• _What you will do_
Retype only the lines from the one containing "Write a web" through the one containing "var yTickLabels = ['0','100','200','300','400'];", both included, word for word. Pictures stay out of the copy.

# Start of Records shown

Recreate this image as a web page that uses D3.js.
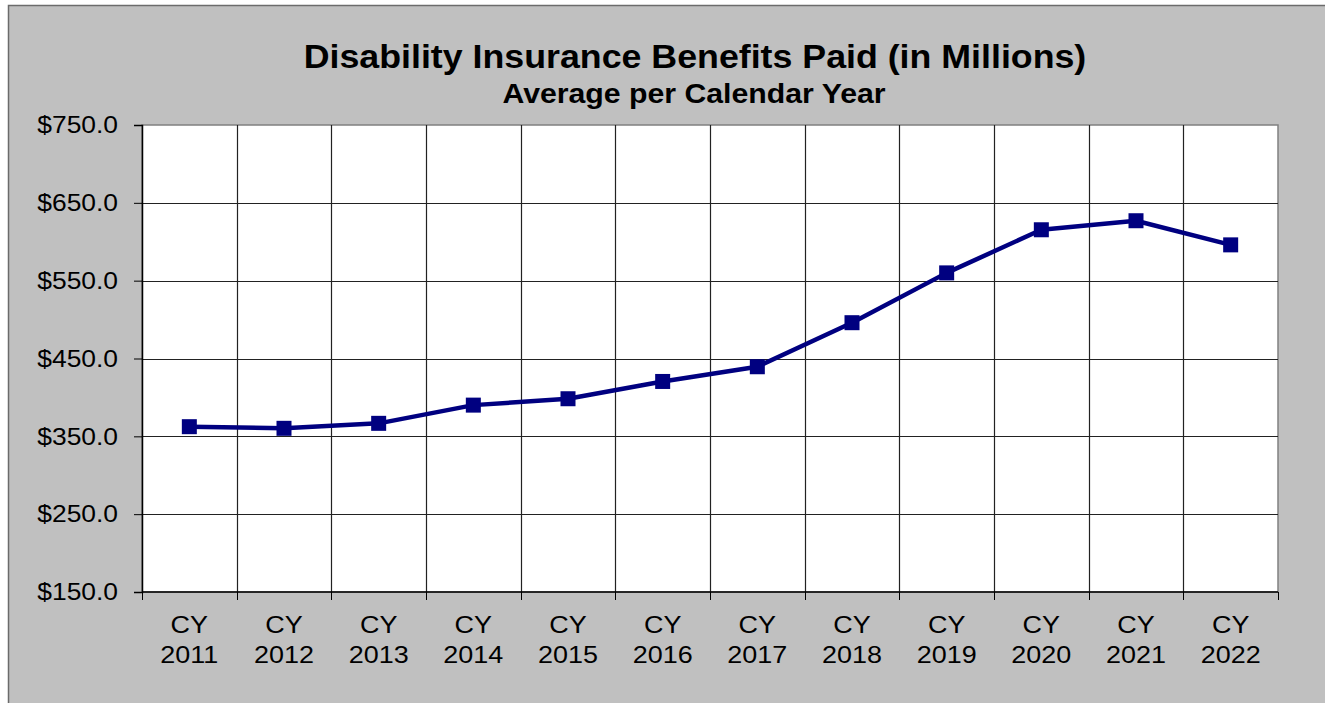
<!DOCTYPE html>
<html>
<head>
<meta charset="utf-8">
<script src="https://cdn.jsdelivr.net/npm/d3@7"></script>
<style>
  body { margin: 0; background: #fff; }
  text { font-family: Arial, "Liberation Sans", sans-serif; fill: #000; }
</style>
</head>
<body>
<div id="chart"></div>
<script>
const years = ["2011", "2012", "2013", "2014", "2015", "2016", "2017", "2018", "2019", "2020", "2021", "2022"];
const benefits = [362.4, 360.3, 366.7, 390.1, 398.3, 420.5, 439.4, 496.0, 560.0, 615.4, 627.0, 596.0];
const yTicks = [150, 250, 350, 450, 550, 650, 750];

const width = 1325, height = 703;
const margin = { top: 125, right: 47, bottom: 111, left: 142 };
// the reference text is a little wider than plain Arial
const sx = 1.1;

const svg = d3.select("#chart").append("svg")
  .attr("width", width)
  .attr("height", height);

// chart area background + frame
svg.append("rect")
  .attr("x", 8.5).attr("y", 5.5)
  .attr("width", width + 10).attr("height", height + 10)
  .attr("fill", "#c0c0c0")
  .attr("stroke", "#6b6b6b")
  .attr("stroke-width", 1.5);

const x = d3.scaleBand()
  .domain(years)
  .range([margin.left, width - margin.right]);

const y = d3.scaleLinear()
  .domain([150, 750])
  .range([height - margin.bottom, margin.top]);

// plot area
svg.append("rect")
  .attr("x", margin.left).attr("y", margin.top)
  .attr("width", width - margin.left - margin.right)
  .attr("height", height - margin.bottom - margin.top)
  .attr("fill", "#fff")
  .attr("stroke", "#808080")
  .attr("stroke-width", 1.5);

// horizontal grid
svg.append("g")
  .selectAll("line")
  .data(yTicks.slice(1, -1))
  .join("line")
  .attr("x1", margin.left).attr("x2", width - margin.right)
  .attr("y1", d => Math.round(y(d)) + 0.5).attr("y2", d => Math.round(y(d)) + 0.5)
  .attr("stroke", "#222")
  .attr("stroke-width", 1.2);

// vertical grid at category boundaries
svg.append("g")
  .selectAll("line")
  .data(years.slice(1))
  .join("line")
  .attr("x1", d => Math.round(x(d)) + 0.5).attr("x2", d => Math.round(x(d)) + 0.5)
  .attr("y1", margin.top).attr("y2", height - margin.bottom)
  .attr("stroke", "#222")
  .attr("stroke-width", 1.2);

// y axis
const yAxis = svg.append("g")
  .attr("transform", `translate(${margin.left},0)`)
  .call(d3.axisLeft(y).tickValues(yTicks).tickSize(8).tickPadding(16)
    .tickFormat(d => "$" + d3.format(".1f")(d)));
yAxis.select(".domain").attr("stroke", "#000").attr("stroke-width", 1.5);
yAxis.selectAll(".tick line").attr("stroke", "#000");
yAxis.selectAll("text")
  .attr("x", -24 / sx)
  .attr("transform", `scale(${sx},1)`)
  .attr("font-size", 24)
  .attr("fill", "#000")
  .style("font-family", "Arial, 'Liberation Sans', sans-serif");

// x axis: ticks at category boundaries
const xAxisG = svg.append("g");
xAxisG.append("line")
  .attr("x1", margin.left).attr("x2", width - margin.right)
  .attr("y1", height - margin.bottom).attr("y2", height - margin.bottom)
  .attr("stroke", "#000").attr("stroke-width", 1.5);
xAxisG.selectAll(".xtick")
  .data(years.concat(["end"]))
  .join("line")
  .attr("class", "xtick")
  .attr("x1", (d, i) => Math.round(margin.left + i * x.bandwidth()) + 0.5)
  .attr("x2", (d, i) => Math.round(margin.left + i * x.bandwidth()) + 0.5)
  .attr("y1", height - margin.bottom)
  .attr("y2", height - margin.bottom + 8)
  .attr("stroke", "#000");

const xLabels = xAxisG.selectAll(".xlabel")
  .data(years)
  .join("text")
  .attr("class", "xlabel")
  .attr("transform", d => `translate(${x(d) + x.bandwidth() / 2},0) scale(${sx},1)`)
  .attr("text-anchor", "middle")
  .attr("font-size", 24.5);
xLabels.append("tspan").attr("x", 0).attr("y", 633).text("CY");
xLabels.append("tspan").attr("x", 0).attr("y", 663).text(d => d);

// series line
const line = d3.line()
  .x((d, i) => x(years[i]) + x.bandwidth() / 2)
  .y(d => y(d));

svg.append("path")
  .datum(benefits)
  .attr("d", line)
  .attr("fill", "none")
  .attr("stroke", "#000080")
  .attr("stroke-width", 4.5)
  .attr("stroke-linejoin", "round");

svg.append("g")
  .selectAll("rect")
  .data(benefits)
  .join("rect")
  .attr("x", (d, i) => x(years[i]) + x.bandwidth() / 2 - 7.5)
  .attr("y", d => y(d) - 7.5)
  .attr("width", 15).attr("height", 15)
  .attr("fill", "#000080");

// titles
svg.append("text")
  .attr("transform", `translate(695,67.5) scale(${sx},1)`)
  .attr("text-anchor", "middle")
  .attr("font-size", 32.5)
  .attr("font-weight", "bold")
  .text("Disability Insurance Benefits Paid (in Millions)");

svg.append("text")
  .attr("transform", `translate(694,103) scale(${sx},1)`)
  .attr("text-anchor", "middle")
  .attr("font-size", 27.5)
  .attr("font-weight", "bold")
  .text("Average per Calendar Year");
</script>
</body>
</html>
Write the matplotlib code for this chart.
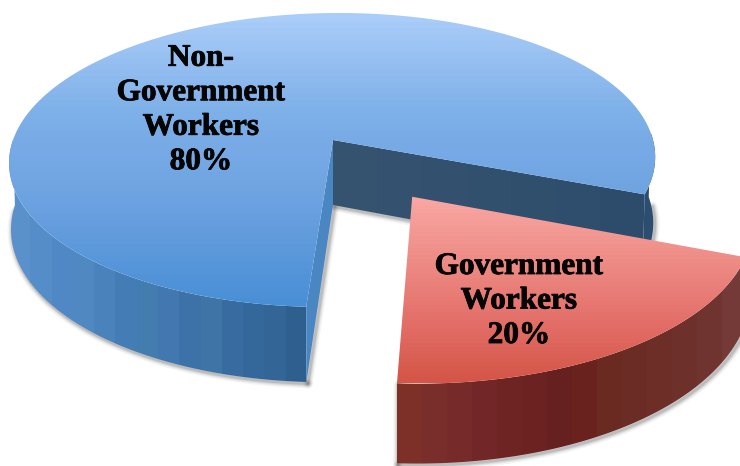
import numpy as np
import matplotlib
matplotlib.use("Agg")
import matplotlib.pyplot as plt
import matplotlib.patheffects as pe
from matplotlib.colors import LinearSegmentedColormap, ListedColormap
from matplotlib.patches import Polygon

labels = ["Non-\nGovernment\nWorkers", "Government\nWorkers"]
shares = [80, 20]
start_angle = -21.0  # where the blue slice begins, degrees
explode = [0.0, 0.445]

# projection of the unit disc
CX, CY = 333.0, 140.0
RX, RY = 320.0, 144.3
PERSP = 0.136
SHEAR = 0.02
DEPTH = 65.0
TAPER = 0.006  # lower rim is a touch narrower than the upper one

BLUE_TOP = ["#a9ccf9", "#7eb0e9", "#6ba1e0", "#4a8fd5"]
RED_TOP = ["#f9a6a2", "#ee8c86", "#e4706a", "#d55648"]
BLUE_WALL = ["#5b91ca", "#558dc8", "#4f88c4", "#5089c1", "#4a82bb", "#447cb6", "#437db0",
             "#4278af", "#3c72a8", "#3f74a6", "#386ca0", "#35689a", "#336596", "#2e5f8e"]
BACK_WALL = ["#35526f", "#34526f", "#33516e", "#31506d", "#304f6c", "#2f4e6d", "#2d4c6c"]
RED_WALL = ["#7c3028", "#7a2e2b", "#762a2a", "#722628", "#6e2422", "#6c2220", "#662020",
            "#6a221f", "#6a2a22", "#6a2c24", "#6d2e28", "#6e302a", "#703430", "#733a38"]

layer = 0


def next_layer():
    # images, patches and lines default to different zorders, so stack them by hand
    global layer
    layer += 1
    return layer


def project(u, v, z=0.0, dx=0.0, dy=0.0):
    u, v = np.asarray(u) + dx, np.asarray(v) + dy
    w = 1 + PERSP * v
    x = RX * (u + SHEAR * v) / w * (1 - TAPER * z)
    return np.column_stack([CX + x, CY - RY * v / w + DEPTH * z / w])


def rim(a0, a1, z=0.0, dx=0.0, dy=0.0):
    t = np.radians(np.linspace(a0, a1, 240))
    return project(np.cos(t), np.sin(t), z, dx, dy)


def fill_image(ax, img, cmap, pts, extent, interpolation):
    z = next_layer()
    poly = Polygon(pts, closed=True, fc="none", ec="none", zorder=z)
    ax.add_patch(poly)
    im = ax.imshow(img, cmap=cmap, extent=extent, aspect="auto", interpolation=interpolation,
                   vmin=0, vmax=1, zorder=z)
    im.set_clip_path(poly)


def fill_vertical(ax, pts, colors, y0, y1):
    # smooth top-to-bottom shading, in fine horizontal steps
    cmap = LinearSegmentedColormap.from_list("top", colors, N=48)
    x0, x1 = pts[:, 0].min(), pts[:, 0].max()
    fill_image(ax, np.linspace(0, 1, 48)[:, None], cmap, pts, (x0, x1, y1, y0), "bilinear")


def fill_bands(ax, pts, colors):
    # vertical streaks that run across the side walls
    x0, x1 = pts[:, 0].min(), pts[:, 0].max()
    y0, y1 = pts[:, 1].min(), pts[:, 1].max()
    img = np.linspace(0, 1, len(colors))[None, :]
    fill_image(ax, img, ListedColormap(colors), pts, (x0, x1, y1, y0), "nearest")


def soft_shadow(ax, pts):
    for lw, alpha in zip([7, 5, 3.5, 2], [0.05, 0.07, 0.1, 0.14]):
        ax.plot(pts[:, 0] + 1.5, pts[:, 1] + 1.5, color="#303030", lw=lw, alpha=alpha,
                solid_capstyle="round", solid_joinstyle="round", zorder=next_layer())


fig = plt.figure(figsize=(7.40, 4.66), dpi=100)
ax = fig.add_axes([0, 0, 1, 1])

# slice boundaries come straight from the shares
sweeps = [s / sum(shares) * 360 for s in shares]
blue_a0, blue_a1 = start_angle, start_angle + sweeps[0]
red_a0, red_a1 = blue_a1, blue_a1 + sweeps[1]
mid = np.radians((red_a0 + red_a1) / 2)
red_dx, red_dy = explode[1] * np.cos(mid), explode[1] * np.sin(mid)

blue_end = np.radians(blue_a1)
blue_start = np.radians(blue_a0)
apex_top = project([0], [0])[0]
apex_low = project([0], [0], 1)[0]
edge_a_top = project([np.cos(blue_end)], [np.sin(blue_end)])[0]
edge_a_low = project([np.cos(blue_end)], [np.sin(blue_end)], 1)[0]
edge_b_top = project([np.cos(blue_start)], [np.sin(blue_start)])[0]
edge_b_low = project([np.cos(blue_start)], [np.sin(blue_start)], 1)[0]

# drop shadows below the blue body
soft_shadow(ax, rim(182, blue_a1, 1))
soft_shadow(ax, np.array([apex_low, edge_a_low]))
soft_shadow(ax, np.array([apex_low, edge_b_low]))
soft_shadow(ax, rim(blue_a0, 0, 1))

# inner wall facing the gap
fill_bands(ax, np.array([apex_top, edge_b_top, edge_b_low, apex_low]), BACK_WALL)

# outer walls of the blue slice
front = np.vstack([rim(blue_a1, 180), rim(180, blue_a1, 1)])
fill_bands(ax, front, BLUE_WALL)
right = np.vstack([rim(blue_a0, 3), rim(3, blue_a0, 1)])
ax.add_patch(Polygon(right, closed=True, fc="#2d4d70", ec="none", zorder=next_layer()))

# cut face at the end of the blue slice
ax.add_patch(Polygon([apex_top, edge_a_top, edge_a_low, apex_low], closed=True,
                     fc="#4a86c2", ec="none", zorder=next_layer()))

# blue top surface
blue_top = np.vstack([apex_top, rim(blue_a0, blue_a1)])
fill_vertical(ax, blue_top, BLUE_TOP, 13, 307)

# exploded red slice
red_rim_low = rim(red_a0, red_a1, 1, red_dx, red_dy)
red_apex = project([red_dx], [red_dy])[0]
soft_shadow(ax, red_rim_low)
soft_shadow(ax, np.array([rim(red_a0, red_a0, 0, red_dx, red_dy)[0], red_rim_low[0]]))
fill_bands(ax, np.vstack([rim(red_a0, red_a1, 0, red_dx, red_dy), red_rim_low[::-1]]), RED_WALL)
red_top = np.vstack([red_apex, rim(red_a0, red_a1, 0, red_dx, red_dy)])
fill_vertical(ax, red_top, RED_TOP, 196, 383)

ax.set_xlim(0, 740)
ax.set_ylim(466, 0)
ax.axis("off")

font = dict(family="Liberation Serif", fontweight="bold", fontsize=22.5, color="#050505",
            ha="center", va="center", linespacing=1.25, zorder=next_layer(),
            path_effects=[pe.withStroke(linewidth=0.6, foreground="#050505")])
ax.text(201, 110, f"{labels[0]}\n{shares[0]}%", **font)
ax.text(519, 301, f"{labels[1]}\n{shares[1]}%", **font)

fig.savefig("out.png", dpi=100)
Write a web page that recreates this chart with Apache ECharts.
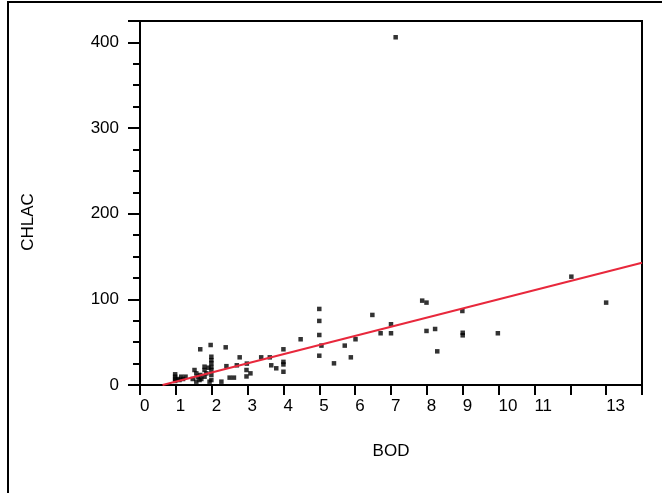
<!DOCTYPE html>
<html>
<head>
<meta charset="utf-8">
<script src="https://cdn.jsdelivr.net/npm/echarts@6/dist/echarts.min.js"></script>
<style>html,body{margin:0;padding:0;background:#fff}#c{width:662px;height:493px}</style>
</head>
<body>
<div id="c"></div>
<script>
var bod = [0.98,0.98,0.98,1.06,1.10,1.15,1.20,1.27,0.98,1.52,1.57,1.61,1.47,1.66,1.68,1.57,1.80,1.80,1.85,1.91,1.99,1.99,1.99,1.99,1.99,1.94,1.80,1.71,
  1.68,1.97,2.39,1.99,1.99,2.78,2.70,2.98,2.97,3.08,2.97,2.50,2.62,2.27,2.41,3.38,3.62,3.66,3.80,4.00,4.00,4.00,4.00,4.48,
  5.00,5.00,5.00,5.06,5.00,5.41,5.71,5.88,6.01,6.48,6.71,7.00,7.00,7.87,7.99,7.99,8.23,8.29,8.99,9.00,9.00,9.98,12.03,13.0,7.13];
var chlac = [12.5,9.7,7,7,5.8,9.7,7,9.7,4.7,17.5,13.6,9.7,7,5.8,11.7,3.9,21.4,17.5,13.6,20.2,25.3,29,17.5,11.7,5.8,3.9,9.7,7,
  41.7,46.7,44,33,21,32.3,23,25,17.5,13.6,10,8.6,8.6,3.9,22,32.3,32.3,23,19.5,41.7,27,24,15.5,53.4,
  88.8,74.8,58.4,46,34.2,25.3,46,32.3,53.4,81.8,60.4,70.9,60.4,98.5,96.2,63.1,65.4,39.3,86.4,61,58,60.4,126.5,96.2,406];
var fitX = [0.63, 14];
var fitY = [0, 142.8];
var xTickLabels = ['0','1','2','3','4','5','6','7','8','9','10','11','','13',''];
var yTickLabels = ['0','100','200','300','400'];

var pts = bod.map(function(v,i){return [v, chlac[i]];});
var fit = fitX.map(function(v,i){return [v, fitY[i]];});
var FONT = "'Liberation Sans', Arial, sans-serif";
var FS = 17;
var chart = echarts.init(document.getElementById('c'));
chart.setOption({
  animation: false,
  backgroundColor: '#fff',
  grid: {left: 140, right: 20, top: 21, bottom: 108, show: true, borderColor: '#000', borderWidth: 2, backgroundColor: 'transparent'},
  xAxis: {
    type: 'value', min: 0, max: 14, interval: 1,
    name: 'BOD', nameLocation: 'middle', nameGap: 58,
    nameTextStyle: {fontFamily: FONT, fontSize: FS, color: '#000'},
    axisLine: {show: true, onZero: false, lineStyle: {color: '#000', width: 2}},
    axisTick: {show: true, inside: false, length: 10, lineStyle: {color: '#000', width: 2}},
    axisLabel: {margin: 13, align: 'left', fontFamily: FONT, fontSize: FS, color: '#000',
      showMinLabel: true, showMaxLabel: true, hideOverlap: false,
      formatter: function(v){ var i = Math.round(v); return (Math.abs(v-i)<1e-6 && xTickLabels[i] !== undefined) ? xTickLabels[i] : ''; }},
    splitLine: {show: false}
  },
  yAxis: {
    type: 'value', min: 0, max: 425, interval: 100,
    axisLine: {show: true, onZero: false, lineStyle: {color: '#000', width: 2}},
    axisTick: {show: true, inside: false, length: 12, lineStyle: {color: '#000', width: 2}},
    minorTick: {show: true, splitNumber: 4, length: 7, lineStyle: {color: '#000', width: 2}},
    axisLabel: {margin: 21, fontFamily: FONT, fontSize: FS, color: '#000',
      showMinLabel: true, showMaxLabel: true, hideOverlap: false,
      formatter: function(v){ var i = Math.round(v/100); return (Math.abs(v-i*100)<1e-6 && yTickLabels[i] !== undefined) ? yTickLabels[i] : ''; }},
    splitLine: {show: false}
  },
  graphic: [
    {type: 'rect', shape: {x: 8, y: 2, width: 700, height: 600}, style: {fill: 'none', stroke: '#000', lineWidth: 2}, z: 100},
    {type: 'text', x: 28, y: 222, rotation: Math.PI/2, style: {text: 'CHLAC', fill: '#000', font: FS + 'px ' + FONT, textAlign: 'center', textVerticalAlign: 'middle'}}
  ],
  series: [
    {type: 'scatter', data: pts, symbol: 'rect', symbolSize: 4.5, itemStyle: {color: '#000'}, z: 3},
    {type: 'line', data: fit, symbol: 'none', lineStyle: {color: '#e8283c', width: 2}, z: 4}
  ]
});
</script>
</body>
</html>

# End of Records shown

• _Result of this exercise_
Write a web page that recreates this chart with Apache ECharts.
<!DOCTYPE html>
<html>
<head>
<meta charset="utf-8">
<script src="https://cdn.jsdelivr.net/npm/echarts@6/dist/echarts.min.js"></script>
<style>html,body{margin:0;padding:0;background:#fff}#c{width:662px;height:493px}</style>
</head>
<body>
<div id="c"></div>
<script>
var bod = [0.98,0.98,0.98,1.06,1.10,1.15,1.20,1.27,0.98,1.52,1.57,1.61,1.47,1.66,1.68,1.57,1.80,1.80,1.85,1.91,1.99,1.99,1.99,1.99,1.99,1.94,1.80,1.71,
  1.68,1.97,2.39,1.99,1.99,2.78,2.70,2.98,2.97,3.08,2.97,2.50,2.62,2.27,2.41,3.38,3.62,3.66,3.80,4.00,4.00,4.00,4.00,4.48,
  5.00,5.00,5.00,5.06,5.00,5.41,5.71,5.88,6.01,6.48,6.71,7.00,7.00,7.87,7.99,7.99,8.23,8.29,8.99,9.00,9.00,9.98,12.03,13.0,7.13];
var chlac = [12.5,9.7,7,7,5.8,9.7,7,9.7,4.7,17.5,13.6,9.7,7,5.8,11.7,3.9,21.4,17.5,13.6,20.2,25.3,29,17.5,11.7,5.8,3.9,9.7,7,
  41.7,46.7,44,33,21,32.3,23,25,17.5,13.6,10,8.6,8.6,3.9,22,32.3,32.3,23,19.5,41.7,27,24,15.5,53.4,
  88.8,74.8,58.4,46,34.2,25.3,46,32.3,53.4,81.8,60.4,70.9,60.4,98.5,96.2,63.1,65.4,39.3,86.4,61,58,60.4,126.5,96.2,406];
var fitX = [0.63, 14];
var fitY = [0, 142.8];
var xTickLabels = ['0','1','2','3','4','5','6','7','8','9','10','11','','13',''];
var yTickLabels = ['0','100','200','300','400'];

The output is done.